Second, protect your horse (and yourself) against biting insects with fly spray, rugs, and moving air — stall fans help prevent flies from biting your horse. There are a range of different rugs available on the market to cater for different horse requirements so you can get the best option to suit your horses’ needs. Keep in mind that if your horse has a whole body clip, they will need extra protection from the sun and insects’ so finding the appropriate rug to keep them cool and protected is important.
5. Know your horse’s temperature, pulse and respiration
Monitoring temperature, pulse and respiration (TPR) can help you determine if a sweating, unhappy horse is in need of veterinary attention for heat stress.

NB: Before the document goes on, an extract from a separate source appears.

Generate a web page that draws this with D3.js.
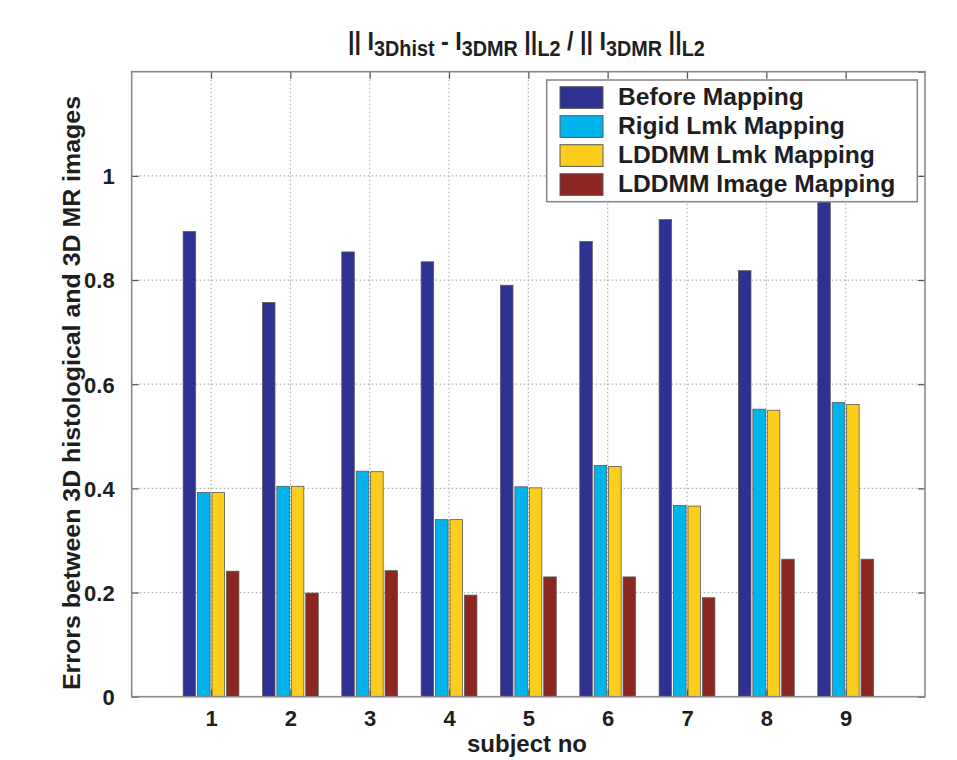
<!DOCTYPE html>
<html><head><meta charset="utf-8">
<script src="https://cdn.jsdelivr.net/npm/d3@7"></script>
<style>
body{margin:0;background:#fff;}
text{font-family:"Liberation Sans",Arial,Helvetica,sans-serif;font-weight:bold;fill:#1e1e1e;}
</style>
</head><body><svg id="c" width="957" height="760"></svg>
<script>
const subjects = [1,2,3,4,5,6,7,8,9];
const seriesNames = ["Before Mapping","Rigid Lmk Mapping","LDDMM Lmk Mapping","LDDMM Image Mapping"];
const beforeMapping = [0.893,0.757,0.854,0.835,0.790,0.874,0.916,0.818,0.975];
const rigidLmk      = [0.392,0.404,0.433,0.340,0.403,0.444,0.367,0.552,0.565];
const lddmmLmk      = [0.392,0.404,0.432,0.340,0.401,0.442,0.366,0.550,0.561];
const lddmmImage    = [0.241,0.199,0.242,0.195,0.230,0.230,0.190,0.264,0.264];
const yTicks = [0,0.2,0.4,0.6,0.8,1];
const yTickLabels = ["0","0.2","0.4","0.6","0.8","1"];
const xTickLabels = ["1","2","3","4","5","6","7","8","9"];
const colors = ["#2e3192","#00b4eb","#fbcd1c","#8c2621"];
const xLabel = "subject no";
const yLabel = "Errors between 3D histological and 3D MR images";

const series = [beforeMapping, rigidLmk, lddmmLmk, lddmmImage];

const svg = d3.select("#c");
const L = 131.7, R = 925, T = 71.7, B = 696.7;
const x = d3.scaleLinear().domain([0,10]).range([L,R]);
const y = d3.scaleLinear().domain([0,1.2]).range([B,T]);

svg.append("rect").attr("width",957).attr("height",760).attr("fill","#fff");

// grid
const grid = svg.append("g").attr("stroke","#b0b0b0").attr("stroke-width",1.2).attr("stroke-dasharray","1.5,2.5");
grid.selectAll(".vg").data(subjects).join("line")
  .attr("x1",d=>x(d)).attr("x2",d=>x(d)).attr("y1",T).attr("y2",B);
grid.selectAll(".hg").data(yTicks.filter(d=>d>0)).join("line")
  .attr("x1",L).attr("x2",R).attr("y1",d=>y(d)).attr("y2",d=>y(d));

// bars
const step = 0.1818, bw = 0.158;
series.forEach((vals,si)=>{
  svg.append("g").selectAll("rect").data(vals).join("rect")
    .attr("x",(d,i)=>x(subjects[i] + (si-1.5)*step - bw/2))
    .attr("width",x(bw)-x(0))
    .attr("y",d=>y(d))
    .attr("height",d=>y(0)-y(d))
    .attr("fill",colors[si])
    .attr("stroke","#5a5a5a").attr("stroke-width",0.8);
});

// axes (ticks inward)
const tk = 7;
const axB = svg.append("g").attr("transform",`translate(0,${B})`)
  .call(d3.axisBottom(x).tickValues(subjects).tickFormat((d,i)=>xTickLabels[i]).tickSize(-tk).tickPadding(14));
const axT = svg.append("g").attr("transform",`translate(0,${T})`)
  .call(d3.axisTop(x).tickValues(subjects).tickFormat("").tickSize(-tk));
const axL = svg.append("g").attr("transform",`translate(${L},0)`)
  .call(d3.axisLeft(y).tickValues(yTicks).tickFormat((d,i)=>yTickLabels[i]).tickSize(-tk).tickPadding(17));
const axR = svg.append("g").attr("transform",`translate(${R},0)`)
  .call(d3.axisRight(y).tickValues(yTicks.concat([1.2])).tickFormat("").tickSize(-tk));
[axB,axT,axL,axR].forEach(a=>{
  a.select(".domain").remove();
  a.selectAll(".tick line").attr("stroke","#555").attr("stroke-width",1.2);
  a.selectAll("text").attr("font-size",22).attr("fill","#1e1e1e")
    .style("font-family",'"Liberation Sans",Arial,sans-serif').style("font-weight","bold");
});
axL.selectAll("text").attr("dy","0.36em");
// frame
svg.append("rect").attr("x",L).attr("y",T).attr("width",R-L).attr("height",B-T)
  .attr("fill","none").attr("stroke","#8a8a8a").attr("stroke-width",1.6);

// labels
svg.append("text").attr("x",527).attr("y",752).attr("text-anchor","middle")
  .attr("font-size",24).text(xLabel);
svg.append("text").attr("transform","translate(80,393) rotate(-90)").attr("text-anchor","middle")
  .attr("font-size",23).attr("textLength",594).attr("lengthAdjust","spacingAndGlyphs").text(yLabel);

// title
const title = svg.append("text").attr("y",50).attr("font-size",26).style("font-weight","bold");
const parts = [["|| I",0],["3Dhist",1],[" - I",0],["3DMR",1],[" ||",0],["L2",1],[" / || I",0],["3DMR",1],[" ||",0],["L2",1]];
let prevSub = 0;
parts.forEach(([t,s])=>{
  const sp = title.append("tspan").text(t).attr("font-size", s?22:26);
  const dy = (s?6:0) - (prevSub?6:0);
  if (dy!==0) sp.attr("dy",dy);
  prevSub = s;
});
const tb = title.node().getBBox();
const sx = (705-348)/tb.width;
title.attr("transform",`translate(${348 - tb.x*sx},0) scale(${sx},1)`);

// legend
const lg = svg.append("g");
lg.append("rect").attr("x",546.7).attr("y",80).attr("width",917.3-546.7).attr("height",201.7-80)
  .attr("fill","#fff").attr("stroke","#8a8a8a").attr("stroke-width",1.6);
seriesNames.forEach((n,i)=>{
  lg.append("rect").attr("x",560).attr("y",86.7+i*29).attr("width",43).attr("height",21.7)
    .attr("fill",colors[i]).attr("stroke","#5a5a5a").attr("stroke-width",1);
  lg.append("text").attr("x",618).attr("y",105+i*29).attr("font-size",24.6).text(n);
});
</script>
</body></html>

It is important to know your horse’s normal vital signs as there can be great variation between every horse. By knowing these signs, you will be able to recognise if the values are abnormal in the case of heat stress or other medical emergencies.
Signs of heat stress can include:
- Elevated heart rate (>50 beat/min)
- Excessive sweating or no sweating at all
- Rapid breathing rate and panting (>20 breaths / min)
- Abnormally high temperatures (>38°)
- Dry and/or hot skin
- Depression and/or lethargy
A simple pinch test is an easy way for you to determine if you horse is dehydrated as a result of heat stress. When you pinch the skin on your horse’s neck it should resume its original position immediately. If the skin takes a while to go back, it is likely that the horse is somewhat dehydrated.
If you are concerned that your horse is suffering from heat stress, call your veterinarian immediately.
While you wait, move your horse into a shady position and encourage them to drink some cool water in small but frequent amounts. Hose them down with cool water, take them for a short walk, then return and continue hosing. Direct the hose to the insides of the horse’s legs, head and neck where their large blood vessels are located close to the surface.
It is important to ensure that your horse has plenty of ventilation and access to a cool breeze as convection will help to cool the horse quicker. If ventilation and a cool breeze are not available, produce an artificial breeze with fans and air conditioners.